Amazing — and scary –account in Bruce Schneier’s Newsletter about how you could bury someone’s house in physical junk mail. Quote:
“In December 2002, the notorious “spam king” Alan Ralsky gave an interview. Aside from his usual comments that antagonized spam-hating e-mail users, he mentioned his new home in West Bloomfield, Michigan. The interview was posted on Slashdot, and some enterprising reader found his address in some database. Egging each other on, the Slashdot readership subscribed him to thousands of catalogs, mailing lists, information requests, etc. The results were devastating: within weeks he was getting hundreds of pounds of junk mail per day and was unable to find his real mail amongst the deluge.
Ironic, definitely. But more interesting is the related paper by security researchers Simon Byers, Avi Rubin and Dave Kormann, who have demonstrated how to automate this attack.

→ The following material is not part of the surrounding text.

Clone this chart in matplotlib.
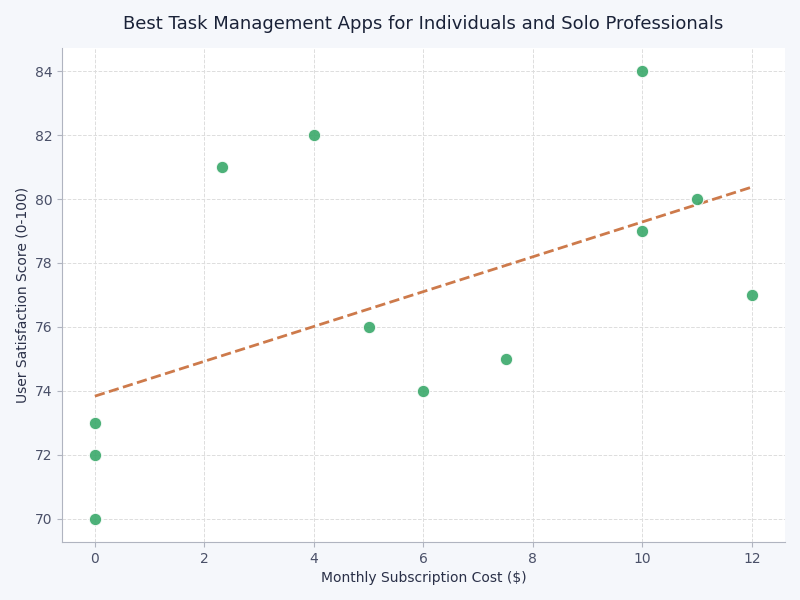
import matplotlib.pyplot as plt
import numpy as np

cost = [0, 0, 0, 2.33, 4, 5, 6, 7.5, 10, 10, 11, 12]
score = [73, 72, 70, 81, 82, 76, 74, 75, 84, 79, 80, 77]

x = np.array(cost)
y = np.array(score)
slope, intercept = np.polyfit(x, y, 1)
xs = np.array([x.min(), x.max()])

fig = plt.figure(figsize=(8, 6), dpi=100, facecolor='#f5f7fb')
ax = fig.add_axes([0.0775, 0.0967, 0.9035, 0.8233])
ax.set_facecolor('white')

ax.grid(True, color='#dddddd', linestyle='--', linewidth=0.7)
ax.set_axisbelow(True)

ax.scatter(x, y, s=80, color='#3aa96a', alpha=0.9, edgecolors='white', linewidths=0.8, zorder=3)
ax.plot(xs, slope * xs + intercept, color='#cd7a4b', linestyle='--', linewidth=2, zorder=2)

ax.set_xlim(-0.6, 12.6)
ax.set_ylim(69.28, 84.72)
ax.set_xticks([0, 2, 4, 6, 8, 10, 12])
ax.set_yticks([70, 72, 74, 76, 78, 80, 82, 84])

for s in ['top', 'right']:
    ax.spines[s].set_visible(False)
for s in ['left', 'bottom']:
    ax.spines[s].set_color('#b0b4c0')
ax.tick_params(colors='#b0b4c0', labelcolor='#4a5068', labelsize=10)

ax.set_title('Best Task Management Apps for Individuals and Solo Professionals',
             fontsize=13, color='#1a2238', pad=14)
ax.set_xlabel('Monthly Subscription Cost ($)', fontsize=10, color='#2a3048')
ax.set_ylabel('User Satisfaction Score (0-100)', fontsize=10, color='#2a3048')

fig.savefig('out.png', dpi=100, facecolor=fig.get_facecolor())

If you type the following search string into Google — “request catalog name address city state zip” — you’ll get links to over 250,000 (the exact number varies) Web forms where you can type in your information and receive a catalog in the mail. Or, if you follow where this is going, you can type in the information of anyone you want. If you’re a little bit clever with Perl (or any other scripting language), you can write a script that will automatically harvest the pages and fill in someone’s information on all 250,000 forms. You’ll have to do some parsing of the forms, but it’s not too difficult. (There are actually a few more problems to solve. For example, the search engines normally don’t return more than 1,000 actual hits per query.) When you’re done, voila! It’s Slashdot’s attack, fully automated and dutifully executed by the U.S. Postal Service.
If this were just a nasty way to harass people you don’t like, it wouldn’t be worth writing about. What’s interesting about this attack is that it exploits the boundary between cyberspace and the real world. The reason spamming normally doesn’t work with physical mail is that sending a piece of mail costs money, and it’s just too expensive to bury someone’s house in mail. Subscribing someone to magazines and signing them up for embarrassing catalogs is an old trick, but it has limitations because it’s physically difficult to do it on a large scale. But this attack exploits the automation properties of the Internet, the Web availability of catalog request forms, and the paper world of the Post Office and catalog mailings. All the pieces are required for the attack to work.
And there’s no easy defense. Companies want to make it easy for someone to request a catalog. If the attacker used an anonymous connection to launch his attack — one of the zillions of open wireless networks would be a good choice — I don’t see how he would ever get caught. Even worse, it could take years for the victim to get his name off all of the mailing lists — if he ever could….”.